Face aux dérèglements climatiques et aux périls écologiques, que peuvent apporter les croyants ? Interdépendance, responsabilité, sobriété, respect du vivant, qu’en disent les religions chrétienne, musulmane, bouddhiste ? A quoi invitent-elles leurs fidèles ? C’est à cette question que tentent de répondre trois spécialistes, rassemblées par la revue Projet qui publie un numéro sur « les spiritualités face aux défis climatiques ». Interview croisée.
Cet article a initialement été publié dans la Revue Projet.
Revue Projet : Comment l’écologie s’enracine-t-elle dans les visions du monde propres à chacune des cultures religieuses ou spirituelles que vous représentez ?
Salima Naït Ahmed, professeure de philosophie et co-fondatrice de l’association des « Musulmans inclusifs de France » [1] : D’une certaine façon, la question écologique aurait pu ne pas se poser pour l’islam. Dans le Coran, la nature est omniprésente, une nature cosmique et harmonieuse, proche d’une vision grecque. Dans la tradition musulmane, l’idée est présente d’un monde bien proportionné par Dieu – celui qui met le désordre dans cet équilibre aura des comptes à lui rendre. On trouve énormément de sourates (ensemble de versets du Coran, ndlr) avec un nom d’animal : les vaches, les fourmis, les abeilles… et à l’intérieur de ces sourates, une omniprésence d’un Dieu créateur de la nature et donc des astres.
Dans la sunna, la tradition qui s’ajoute au Coran, composée par les hadiths [2], on trouve encore davantage d’injonctions, critiquables certes, mais significatives, dans la mesure où elles informent l’imaginaire musulman. Il y a ainsi certains animaux que l’on ne peut absolument pas tuer : les fourmis, les abeilles, la pie et la huppe.
Mais dans son traitement politique, la question écologique reste nouvelle pour les musulmans. Une fatwa (décision juridique inspirée de l’islam) a par exemple été décidée en 2014, en Indonésie, pour protéger les espèces animales en voie de disparition. Une autre, dans les années 1990, au Yémen, interdisait l’usage des cornes de rhinocéros pour fabriquer des poignards traditionnels.

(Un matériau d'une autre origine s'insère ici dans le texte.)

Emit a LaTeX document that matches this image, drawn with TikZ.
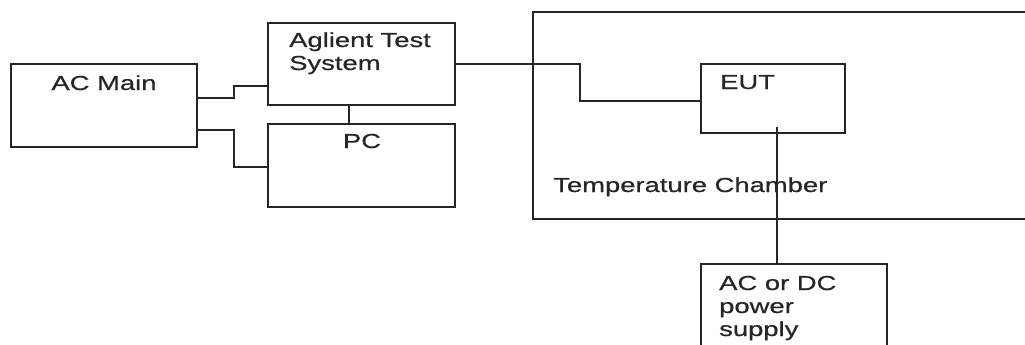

Elena Lasida, économiste et enseignante à l’Institut catholique de Paris [3] : Il existe aussi, bien sûr, une sensibilité chrétienne à l’égard de la nature, mais elle n’est pas homogène et n’émerge pas au même rythme. Les protestants et les orthodoxes ont davantage été précurseurs. Chez les orthodoxes, la pratique de la contemplation rend la nature très présente dans l’expérience spirituelle. Les protestants ont une posture plus militante et leur sensibilité à ce sujet, liée au respect de la création, est plus ancienne que chez les catholiques, même si ces derniers rattrapent aujourd’hui leur retard.
La tradition chrétienne a souvent été accusée, notamment à travers une certaine relecture de la Genèse, d’appeler à l’instrumentalisation de la nature et de donner une priorité à l’humain. Des théologiens ont aujourd’hui bien montré que cette lecture s’inscrivait dans une démarche de désacralisation de la nature, celle-ci ayant été associée à des manifestations divines dans beaucoup de religions. Mais, à partir de là, d’autres textes, notamment dans la théologie de la création, ont au contraire mis en avant l’importance de la nature et de l’interdépendance entre les êtres vivants.
Le souci écologique est aujourd’hui davantage présent. C’est sans doute lui qui a poussé à relire ou réinterpréter la Bible, à y trouver des choses que l’on ne cherchait pas. La crise écologique interpelle en ce moment les chrétiens dans leur ensemble. Ainsi, la COP21 (conférence internationale sur le climat) pousse les trois traditions chrétiennes à travailler de concert. Tout ce qui s’organise est interreligieux, ou du moins œcuménique, notamment les célébrations. Si, dans l’histoire, nous avons beaucoup insisté sur les différences, aujourd’hui, notre intérêt commun nous pousse à travailler sur ce qui rassemble.
Catherine Eveillard, architecte, bouddhiste [4] : Dans le bouddhisme, il n’y a pas de dieu créateur : le monde est un processus d’auto-création perpétuel. La vision qui en découle est tout à fait autre : nous sommes tous acteurs de cette création collective où le principe d’interdépendance est central et nécessaire. Quand on prie, on le fait toujours pour tous les êtres vivants, depuis la fourmi jusqu’à ceux que l’on ne voit pas. Nous sommes liés, non seulement dans cette vie, mais aussi dans toute la continuité des vies, puisque les êtres traversent les différents mondes en fonction de leur karma. La logique est que si rien ne meurt, l’énergie propagée continue après la mort de chacun à agir dans l’univers.